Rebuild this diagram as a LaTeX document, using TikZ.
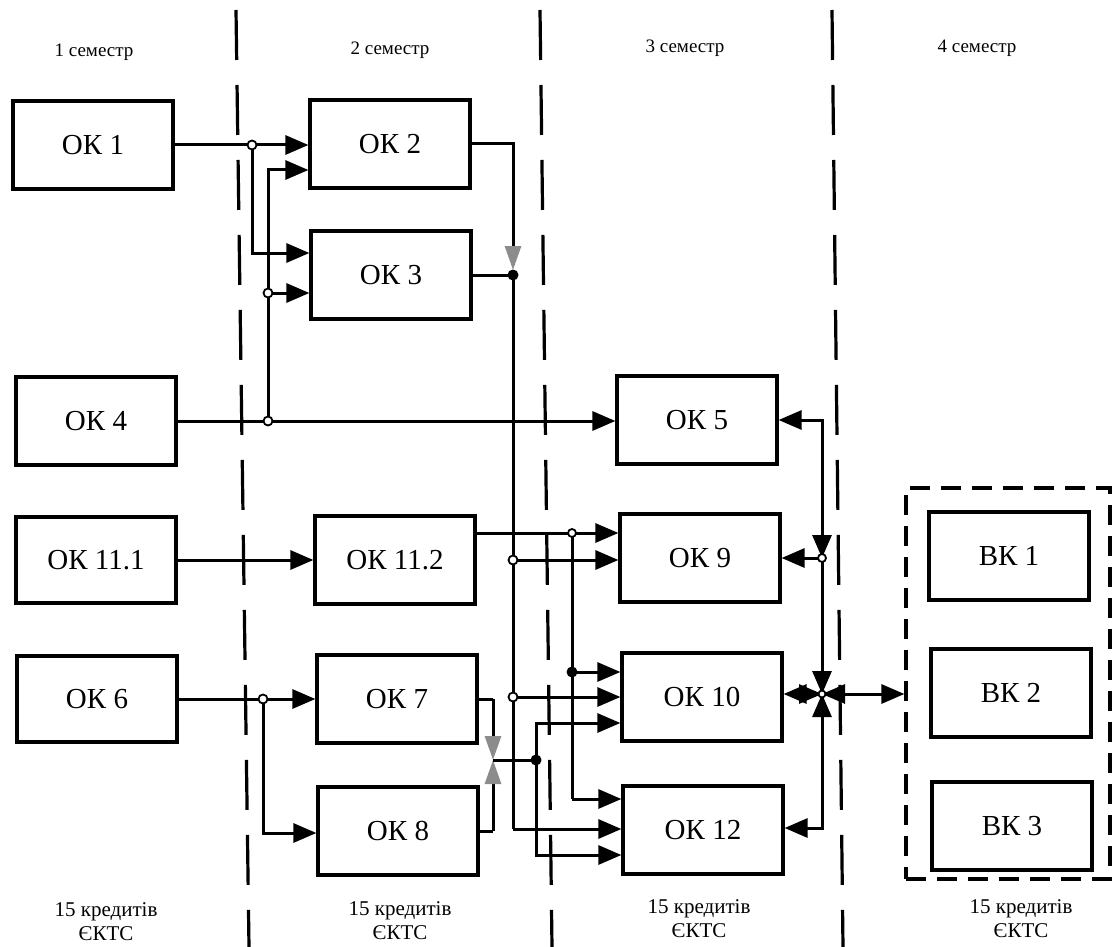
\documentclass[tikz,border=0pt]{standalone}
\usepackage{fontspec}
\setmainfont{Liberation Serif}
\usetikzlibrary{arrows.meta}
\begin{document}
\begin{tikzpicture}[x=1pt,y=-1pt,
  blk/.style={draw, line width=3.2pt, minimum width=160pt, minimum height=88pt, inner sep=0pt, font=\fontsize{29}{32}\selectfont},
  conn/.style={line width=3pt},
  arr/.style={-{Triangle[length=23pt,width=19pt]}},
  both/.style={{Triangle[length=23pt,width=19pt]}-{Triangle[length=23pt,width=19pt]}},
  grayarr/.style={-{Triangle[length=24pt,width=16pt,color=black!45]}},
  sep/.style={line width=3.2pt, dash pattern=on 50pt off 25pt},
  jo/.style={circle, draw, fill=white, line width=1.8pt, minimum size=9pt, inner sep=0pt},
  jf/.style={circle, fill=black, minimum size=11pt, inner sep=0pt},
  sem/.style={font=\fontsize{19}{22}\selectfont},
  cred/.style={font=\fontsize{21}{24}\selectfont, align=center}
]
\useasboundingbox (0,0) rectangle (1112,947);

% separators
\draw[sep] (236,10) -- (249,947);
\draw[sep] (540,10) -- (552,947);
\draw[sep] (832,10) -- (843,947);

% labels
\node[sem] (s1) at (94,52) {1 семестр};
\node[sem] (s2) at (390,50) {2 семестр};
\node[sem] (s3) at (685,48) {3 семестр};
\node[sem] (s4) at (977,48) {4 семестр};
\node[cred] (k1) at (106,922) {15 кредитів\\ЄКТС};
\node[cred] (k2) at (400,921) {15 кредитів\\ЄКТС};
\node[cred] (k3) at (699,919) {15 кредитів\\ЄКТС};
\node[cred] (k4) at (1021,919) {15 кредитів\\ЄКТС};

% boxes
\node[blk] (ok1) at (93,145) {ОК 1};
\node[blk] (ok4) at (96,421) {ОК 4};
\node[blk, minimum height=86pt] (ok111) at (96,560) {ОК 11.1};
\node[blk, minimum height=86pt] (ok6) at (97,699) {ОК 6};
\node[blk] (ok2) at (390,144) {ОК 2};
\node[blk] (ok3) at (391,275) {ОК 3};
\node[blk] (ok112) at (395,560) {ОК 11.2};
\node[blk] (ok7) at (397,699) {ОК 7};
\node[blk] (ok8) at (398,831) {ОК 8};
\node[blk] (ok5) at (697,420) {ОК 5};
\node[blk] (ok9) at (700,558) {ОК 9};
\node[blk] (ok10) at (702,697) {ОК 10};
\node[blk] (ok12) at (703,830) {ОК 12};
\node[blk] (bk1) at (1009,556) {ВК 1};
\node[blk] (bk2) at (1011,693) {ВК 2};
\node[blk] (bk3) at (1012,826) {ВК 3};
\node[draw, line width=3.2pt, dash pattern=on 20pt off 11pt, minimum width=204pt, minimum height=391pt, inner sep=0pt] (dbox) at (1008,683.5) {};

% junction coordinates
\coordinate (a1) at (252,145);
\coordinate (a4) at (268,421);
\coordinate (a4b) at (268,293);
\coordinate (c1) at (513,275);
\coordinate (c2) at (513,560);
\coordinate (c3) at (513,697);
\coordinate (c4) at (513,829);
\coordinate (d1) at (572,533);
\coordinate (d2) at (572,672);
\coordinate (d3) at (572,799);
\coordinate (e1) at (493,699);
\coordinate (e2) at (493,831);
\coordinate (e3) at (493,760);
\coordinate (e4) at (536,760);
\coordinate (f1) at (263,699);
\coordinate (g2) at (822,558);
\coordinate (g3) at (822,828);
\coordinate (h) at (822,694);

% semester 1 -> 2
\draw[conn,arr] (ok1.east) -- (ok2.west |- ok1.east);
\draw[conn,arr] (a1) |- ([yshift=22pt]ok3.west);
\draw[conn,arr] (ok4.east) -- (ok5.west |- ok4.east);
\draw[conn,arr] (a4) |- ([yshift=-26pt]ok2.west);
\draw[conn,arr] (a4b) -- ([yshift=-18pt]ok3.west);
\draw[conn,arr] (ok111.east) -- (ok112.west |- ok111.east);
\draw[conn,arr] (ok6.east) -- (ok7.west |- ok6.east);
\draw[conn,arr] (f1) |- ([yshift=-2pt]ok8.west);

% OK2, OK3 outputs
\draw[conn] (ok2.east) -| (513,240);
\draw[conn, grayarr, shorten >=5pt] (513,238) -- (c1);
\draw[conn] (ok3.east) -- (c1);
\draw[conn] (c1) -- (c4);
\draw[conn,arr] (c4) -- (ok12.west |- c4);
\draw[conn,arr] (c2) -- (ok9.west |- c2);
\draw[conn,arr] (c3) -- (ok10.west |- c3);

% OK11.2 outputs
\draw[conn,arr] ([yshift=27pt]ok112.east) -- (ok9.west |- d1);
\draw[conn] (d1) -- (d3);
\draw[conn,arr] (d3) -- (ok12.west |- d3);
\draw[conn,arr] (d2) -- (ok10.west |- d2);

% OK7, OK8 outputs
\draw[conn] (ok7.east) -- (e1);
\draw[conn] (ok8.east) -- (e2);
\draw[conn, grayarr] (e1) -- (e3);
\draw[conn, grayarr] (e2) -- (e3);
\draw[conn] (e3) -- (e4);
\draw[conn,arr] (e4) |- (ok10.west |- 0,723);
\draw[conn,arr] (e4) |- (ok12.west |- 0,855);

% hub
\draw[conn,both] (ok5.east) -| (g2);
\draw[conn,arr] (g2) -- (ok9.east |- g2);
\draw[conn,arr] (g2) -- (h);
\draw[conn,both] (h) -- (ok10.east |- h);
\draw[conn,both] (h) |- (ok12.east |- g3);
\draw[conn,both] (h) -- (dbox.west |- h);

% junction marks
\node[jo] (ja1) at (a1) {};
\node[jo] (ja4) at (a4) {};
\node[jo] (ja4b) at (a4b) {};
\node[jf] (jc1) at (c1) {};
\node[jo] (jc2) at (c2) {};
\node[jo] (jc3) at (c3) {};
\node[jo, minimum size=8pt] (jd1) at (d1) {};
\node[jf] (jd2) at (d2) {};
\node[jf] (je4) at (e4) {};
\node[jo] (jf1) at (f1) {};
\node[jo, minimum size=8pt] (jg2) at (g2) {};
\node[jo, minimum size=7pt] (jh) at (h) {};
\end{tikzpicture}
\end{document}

- Request
Could you repeat all of the material exactly? Pictures should not be copied.

- Worked solution
Rebuild this diagram as a LaTeX document, using TikZ.
\documentclass[tikz,border=0pt]{standalone}
\usepackage{fontspec}
\setmainfont{Liberation Serif}
\usetikzlibrary{arrows.meta}
\begin{document}
\begin{tikzpicture}[x=1pt,y=-1pt,
  blk/.style={draw, line width=3.2pt, minimum width=160pt, minimum height=88pt, inner sep=0pt, font=\fontsize{29}{32}\selectfont},
  conn/.style={line width=3pt},
  arr/.style={-{Triangle[length=23pt,width=19pt]}},
  both/.style={{Triangle[length=23pt,width=19pt]}-{Triangle[length=23pt,width=19pt]}},
  grayarr/.style={-{Triangle[length=24pt,width=16pt,color=black!45]}},
  sep/.style={line width=3.2pt, dash pattern=on 50pt off 25pt},
  jo/.style={circle, draw, fill=white, line width=1.8pt, minimum size=9pt, inner sep=0pt},
  jf/.style={circle, fill=black, minimum size=11pt, inner sep=0pt},
  sem/.style={font=\fontsize{19}{22}\selectfont},
  cred/.style={font=\fontsize{21}{24}\selectfont, align=center}
]
\useasboundingbox (0,0) rectangle (1112,947);

% separators
\draw[sep] (236,10) -- (249,947);
\draw[sep] (540,10) -- (552,947);
\draw[sep] (832,10) -- (843,947);

% labels
\node[sem] (s1) at (94,52) {1 семестр};
\node[sem] (s2) at (390,50) {2 семестр};
\node[sem] (s3) at (685,48) {3 семестр};
\node[sem] (s4) at (977,48) {4 семестр};
\node[cred] (k1) at (106,922) {15 кредитів\\ЄКТС};
\node[cred] (k2) at (400,921) {15 кредитів\\ЄКТС};
\node[cred] (k3) at (699,919) {15 кредитів\\ЄКТС};
\node[cred] (k4) at (1021,919) {15 кредитів\\ЄКТС};

% boxes
\node[blk] (ok1) at (93,145) {ОК 1};
\node[blk] (ok4) at (96,421) {ОК 4};
\node[blk, minimum height=86pt] (ok111) at (96,560) {ОК 11.1};
\node[blk, minimum height=86pt] (ok6) at (97,699) {ОК 6};
\node[blk] (ok2) at (390,144) {ОК 2};
\node[blk] (ok3) at (391,275) {ОК 3};
\node[blk] (ok112) at (395,560) {ОК 11.2};
\node[blk] (ok7) at (397,699) {ОК 7};
\node[blk] (ok8) at (398,831) {ОК 8};
\node[blk] (ok5) at (697,420) {ОК 5};
\node[blk] (ok9) at (700,558) {ОК 9};
\node[blk] (ok10) at (702,697) {ОК 10};
\node[blk] (ok12) at (703,830) {ОК 12};
\node[blk] (bk1) at (1009,556) {ВК 1};
\node[blk] (bk2) at (1011,693) {ВК 2};
\node[blk] (bk3) at (1012,826) {ВК 3};
\node[draw, line width=3.2pt, dash pattern=on 20pt off 11pt, minimum width=204pt, minimum height=391pt, inner sep=0pt] (dbox) at (1008,683.5) {};

% junction coordinates
\coordinate (a1) at (252,145);
\coordinate (a4) at (268,421);
\coordinate (a4b) at (268,293);
\coordinate (c1) at (513,275);
\coordinate (c2) at (513,560);
\coordinate (c3) at (513,697);
\coordinate (c4) at (513,829);
\coordinate (d1) at (572,533);
\coordinate (d2) at (572,672);
\coordinate (d3) at (572,799);
\coordinate (e1) at (493,699);
\coordinate (e2) at (493,831);
\coordinate (e3) at (493,760);
\coordinate (e4) at (536,760);
\coordinate (f1) at (263,699);
\coordinate (g2) at (822,558);
\coordinate (g3) at (822,828);
\coordinate (h) at (822,694);

% semester 1 -> 2
\draw[conn,arr] (ok1.east) -- (ok2.west |- ok1.east);
\draw[conn,arr] (a1) |- ([yshift=22pt]ok3.west);
\draw[conn,arr] (ok4.east) -- (ok5.west |- ok4.east);
\draw[conn,arr] (a4) |- ([yshift=-26pt]ok2.west);
\draw[conn,arr] (a4b) -- ([yshift=-18pt]ok3.west);
\draw[conn,arr] (ok111.east) -- (ok112.west |- ok111.east);
\draw[conn,arr] (ok6.east) -- (ok7.west |- ok6.east);
\draw[conn,arr] (f1) |- ([yshift=-2pt]ok8.west);

% OK2, OK3 outputs
\draw[conn] (ok2.east) -| (513,240);
\draw[conn, grayarr, shorten >=5pt] (513,238) -- (c1);
\draw[conn] (ok3.east) -- (c1);
\draw[conn] (c1) -- (c4);
\draw[conn,arr] (c4) -- (ok12.west |- c4);
\draw[conn,arr] (c2) -- (ok9.west |- c2);
\draw[conn,arr] (c3) -- (ok10.west |- c3);

% OK11.2 outputs
\draw[conn,arr] ([yshift=27pt]ok112.east) -- (ok9.west |- d1);
\draw[conn] (d1) -- (d3);
\draw[conn,arr] (d3) -- (ok12.west |- d3);
\draw[conn,arr] (d2) -- (ok10.west |- d2);

% OK7, OK8 outputs
\draw[conn] (ok7.east) -- (e1);
\draw[conn] (ok8.east) -- (e2);
\draw[conn, grayarr] (e1) -- (e3);
\draw[conn, grayarr] (e2) -- (e3);
\draw[conn] (e3) -- (e4);
\draw[conn,arr] (e4) |- (ok10.west |- 0,723);
\draw[conn,arr] (e4) |- (ok12.west |- 0,855);

% hub
\draw[conn,both] (ok5.east) -| (g2);
\draw[conn,arr] (g2) -- (ok9.east |- g2);
\draw[conn,arr] (g2) -- (h);
\draw[conn,both] (h) -- (ok10.east |- h);
\draw[conn,both] (h) |- (ok12.east |- g3);
\draw[conn,both] (h) -- (dbox.west |- h);

% junction marks
\node[jo] (ja1) at (a1) {};
\node[jo] (ja4) at (a4) {};
\node[jo] (ja4b) at (a4b) {};
\node[jf] (jc1) at (c1) {};
\node[jo] (jc2) at (c2) {};
\node[jo] (jc3) at (c3) {};
\node[jo, minimum size=8pt] (jd1) at (d1) {};
\node[jf] (jd2) at (d2) {};
\node[jf] (je4) at (e4) {};
\node[jo] (jf1) at (f1) {};
\node[jo, minimum size=8pt] (jg2) at (g2) {};
\node[jo, minimum size=7pt] (jh) at (h) {};
\end{tikzpicture}
\end{document}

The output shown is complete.